Another writer that I adore and think a highly important writer is a man named Timothy Mo. I don’t have any of his books here in front of me right now, they’re unfortunately still in Peterborough. He was part of what they call “The Revenge of the Empire Generation.” So Rushdie, Ishiguro—Martin Amis is sort of representing the establishment there. But of that whole crowd that came out of the ‘70s and ‘80s UK, Timothy Mo was in many respects the most brilliant and mercurial of the bunch. He was Hong Kong born, of mixed parentage. Came to England to a private boarding school, that whole kind of narrative. The Pico Iyer narrative. Mo began publishing novels in his 20s, and three of his first four books were shortlisted for the Booker. The Monkey King was published when he was 29. He wrote an amazing historical novel called Insular Possession, about Hong Kong. And then an even more remarkable novel about East Timor called The Redundancy of Courage. He had this amazing career going, he was acclaimed and spoken of—with Rushdie and Ishiguro—as very much a leading light in this new kind of post-colonial literature. And then Timothy Mo exploded his career. He blew it up.
For his next book he rejected a considerable advance, and decided that he’d had it with publishing, and the attitudes of the British. He self-published this novel, Brownout on Breadfruit Boulevard, in 1995. It had an especially aggressive and purposefully offensive opening chapter, describing a sexually degrading act between a teenaged Filipino prostitute and an elderly British man. It was designed to sort of say that this is what the west has done, this is colonialism from my perspective. The novel sank. He had turned down all this money, and he disappeared.

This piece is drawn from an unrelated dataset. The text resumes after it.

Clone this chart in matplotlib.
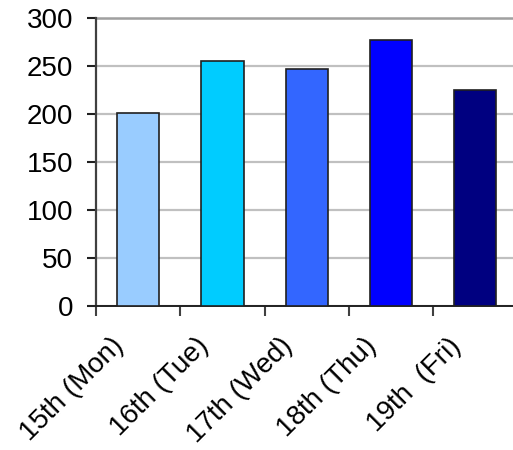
import matplotlib
matplotlib.use("Agg")
import matplotlib.pyplot as plt
from matplotlib.transforms import ScaledTranslation

days = ["15th (Mon)", "16th (Tue)", "17th (Wed)", "18th (Thu)", "19th  (Fri)"]
counts = [201, 255, 247, 277, 225]
bar_colors = ["#99CCFF", "#00CCFF", "#3366FF", "#0000FF", "#000080"]
y_ticks = [0, 50, 100, 150, 200, 250, 300]

plt.rcParams["font.family"] = ["Liberation Sans", "DejaVu Sans"]

fig = plt.figure(figsize=(5.13, 4.5), dpi=100)
ax = fig.add_axes([96 / 513, 144 / 450, 421.5 / 513, 288 / 450])

x = list(range(len(days)))
ax.bar(x, counts, width=0.5, color=bar_colors, edgecolor="#202020",
       linewidth=1.2, zorder=3)

ax.set_xlim(-0.5, len(days) - 0.5)
ax.set_ylim(0, 300)
ax.set_yticks(y_ticks)
ax.yaxis.grid(True, color="#C0C0C0", linewidth=1.6, zorder=0)
ax.set_axisbelow(True)

# category boundaries carry the tick marks; labels sit at the centres
ax.set_xticks([i - 0.5 for i in range(len(days) + 1)])
ax.set_xticklabels([])
ax.set_xticks(x, minor=True)
ax.set_xticklabels(days, minor=True, rotation=45, ha="right", va="top",
                   fontsize=20)
ax.tick_params(axis="x", which="minor", length=0, pad=19.5)
ax.tick_params(axis="x", which="major", length=7.5, width=1.5,
               color="#404040", direction="out")
ax.tick_params(axis="y", length=6.5, width=1.5, color="#202020",
               labelsize=20, pad=10)

shift = ScaledTranslation(-9 / 100, 0, fig.dpi_scale_trans)
for lbl in ax.get_xticklabels(minor=True):
    lbl.set_transform(lbl.get_transform() + shift)

for side in ("top", "right"):
    ax.spines[side].set_visible(False)
ax.spines["left"].set_color("#404040")
ax.spines["left"].set_linewidth(1.6)
ax.spines["bottom"].set_color("#202020")
ax.spines["bottom"].set_linewidth(1.4)

# top gridline a shade darker
ax.axhline(300, color="#A0A0A0", linewidth=1.8, zorder=1, clip_on=False)

fig.savefig("out.png", dpi=100)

For the longest time nobody knew where Timothy Mo was. He self-published another novel in 1999. And then he disappeared for another 15 years. And just this past spring he self-published another novel, Pure. I thought the novel was so good and so wild and so him that it would get on the Booker list. In my opinion he’s a great novelist, and he’s behaving in the most extraordinary manner. And he continues to behave that way, and it’s pretty clear from people I’ve spoken to that if he wanted he could certainly be published on a major house again. But he doesn’t want it. As far as I can tell he didn’t do a single event to promote this latest book. The book’s a wild thing.